Stopping when it gets hard. The KJV passages that confuse you are the most important passages to stay in. The confusion is a signal that your understanding has reached its current edge — and that edge is exactly where growth happens. Don't skip the hard verses. Camp there until they open.
Treating Bible study as optional. A soldier who skips training when he feels rested is not a soldier. He is a civilian with a uniform. Bible study is not a spiritual luxury for particularly devout Christians — it is the basic functioning of a disciple.
"But strong meat belongeth to them that are of full age, even those who by reason of use have their senses exercised to discern both good and evil." — Hebrews 5:14 (KJV)

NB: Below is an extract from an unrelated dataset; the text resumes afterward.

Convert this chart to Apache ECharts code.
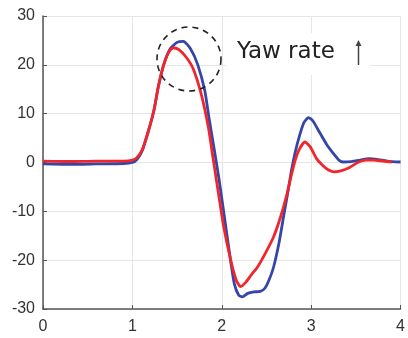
<!DOCTYPE html>
<html>
<head>
<meta charset="utf-8">
<script src="https://cdn.jsdelivr.net/npm/echarts@6/dist/echarts.min.js"></script>
<style>
  html, body { margin: 0; padding: 0; background: #fff; }
  #main { width: 408px; height: 338px; }
</style>
</head>
<body>
<div id="main"></div>
<script>
// x ticks / y ticks
const xTicks = [0, 1, 2, 3, 4]
const yTicks = [-30, -20, -10, 0, 10, 20, 30]

// blue curve (time, yaw rate)
const blueData = [
  [0, -0.3], [0.3, -0.4], [0.6, -0.3], [0.9, -0.2], [1.0, 0], [1.05, 0.6],
  [1.11, 2.4], [1.18, 6.5], [1.24, 10.6], [1.29, 15.5], [1.35, 20], [1.42, 23.2],
  [1.5, 24.6], [1.57, 24.8], [1.65, 23.3], [1.73, 20.1], [1.81, 14.7], [1.86, 8.8],
  [1.92, 2.2], [1.97, -3.5], [2.03, -11.2], [2.09, -19], [2.14, -24.8], [2.19, -27.2],
  [2.23, -27.5], [2.29, -26.8], [2.36, -26.5], [2.43, -26.4], [2.48, -25.8], [2.53, -24],
  [2.58, -21.4], [2.64, -16.5], [2.69, -11.2], [2.74, -6], [2.78, -1.6], [2.82, 2],
  [2.87, 5.5], [2.92, 8.2], [2.97, 9.2], [3.02, 8.5], [3.09, 6.3], [3.17, 3.8],
  [3.25, 1.8], [3.31, 0.5], [3.36, 0.1], [3.45, 0.2], [3.55, 0.5], [3.65, 0.8],
  [3.75, 0.6], [3.85, 0.3], [4.0, 0.1]
]

// red curve
const redData = [
  [0, 0.3], [0.3, 0.2], [0.6, 0.3], [0.9, 0.3], [1.0, 0.5], [1.05, 1],
  [1.11, 2.6], [1.18, 6.5], [1.24, 10.6], [1.29, 15.5], [1.35, 20], [1.41, 22.7],
  [1.46, 23.5], [1.52, 23.1], [1.60, 21.6], [1.68, 19.2], [1.77, 14], [1.85, 7.2],
  [1.90, 1.2], [1.96, -6], [2.02, -13], [2.10, -20], [2.16, -24], [2.21, -25.4],
  [2.27, -24.5], [2.33, -23], [2.40, -21.4], [2.49, -18.5], [2.58, -15.2], [2.66, -11],
  [2.73, -6.4], [2.78, -2.5], [2.82, 0.4], [2.87, 2.8], [2.93, 4.2], [2.99, 3.2],
  [3.06, 0.8], [3.13, -0.6], [3.19, -1.5], [3.25, -1.9], [3.33, -1.7], [3.43, -1.0],
  [3.52, 0], [3.61, 0.5], [3.7, 0.5], [3.8, 0.3], [3.9, 0.1]
]

const annotation = 'Yaw rate'

const chart = echarts.init(document.getElementById('main'))
const axisLabel = { color: '#333', fontSize: 16, fontFamily: 'Liberation Sans' }
const option = {
  animation: false,
  grid: { left: 43, right: 3, top: 16, bottom: 29 },
  xAxis: {
    type: 'value',
    min: xTicks[0],
    max: xTicks[xTicks.length - 1],
    interval: 1,
    axisLine: { show: true, onZero: false, lineStyle: { color: '#555', width: 1.5 } },
    axisTick: { show: true, inside: true, length: 4, lineStyle: { color: '#555' } },
    axisLabel: { ...axisLabel, margin: 10 },
    splitLine: { show: true, lineStyle: { color: '#e6e6e6', width: 1 } }
  },
  yAxis: {
    type: 'value',
    min: yTicks[0],
    max: yTicks[yTicks.length - 1],
    interval: 10,
    axisLine: { show: true, onZero: false, lineStyle: { color: '#555', width: 1.5 } },
    axisTick: { show: true, inside: true, length: 4, lineStyle: { color: '#555' } },
    axisLabel: { ...axisLabel, margin: 8 },
    splitLine: { show: true, lineStyle: { color: '#e6e6e6', width: 1 } }
  },
  series: [
    {
      type: 'line',
      data: blueData,
      showSymbol: false,
      smooth: 0.2,
      lineStyle: { color: '#3545a8', width: 2.8 }
    },
    {
      type: 'line',
      data: redData,
      showSymbol: false,
      smooth: 0.2,
      lineStyle: { color: '#f0262a', width: 2.8 }
    }
  ],
  graphic: [
    // white box behind annotation
    { type: 'rect', shape: { x: 226, y: 33, width: 144, height: 42 }, style: { fill: '#fff' }, z: 10 },
    { type: 'text', x: 237, y: 52, style: { text: annotation, font: '23px DejaVu Sans', fill: '#222', verticalAlign: 'middle' }, z: 11 },
    // thin up arrow
    { type: 'line', shape: { x1: 358.5, y1: 44, x2: 358.5, y2: 65 }, style: { stroke: '#444', lineWidth: 1.5 }, z: 11 },
    { type: 'polygon', shape: { points: [[358.5, 40], [355.5, 46], [361.5, 46]] }, style: { fill: '#444' }, z: 11 },
    // dashed circle round the peak
    { type: 'circle', shape: { cx: 189, cy: 59, r: 32 }, style: { fill: 'none', stroke: '#222', lineWidth: 1.6, lineDash: [6, 5] }, z: 12 }
  ]
}
chart.setOption(option)
window.addEventListener('resize', chart.resize)
</script>
</body>
</html>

The word "use" is the key — discernment is built by doing it, repeatedly, over time. There is no shortcut.
What Happens When You Actually Study the Bible
Something changes in a person who studies the Bible consistently and rigorously over months and years. It is not a gradual shift in mood. It is a structural change in how they think, decide, and endure.
They stop needing external validation for what they believe, because they have traced their beliefs back to the source text themselves. They stop being spiritually destabilized by hard seasons, because their doctrine held in previous hard seasons and they know it holds. They stop drifting in their marriages and parenting because they have a clear standard — not someone else's standard, but the Word of God deposited in their own understanding through their own labor.
"And he shall be like a tree planted by the rivers of water, that bringeth forth his fruit in his season; his leaf also shall not wither; and whatsoever he doeth shall prosper." — Psalm 1:3 (KJV)
The man or woman who is planted in the Word is not moved by every wind of doctrine (Ephesians 4:14). They are rooted. They produce. They endure.
This is the goal of learning how to study the Bible in the KJV. Not knowledge for its own sake. Not a better quiet time. A life that is unmovable because it is built on something unmovable.
That life starts tomorrow morning with an open Bible and a willingness to stay in the text until it says something.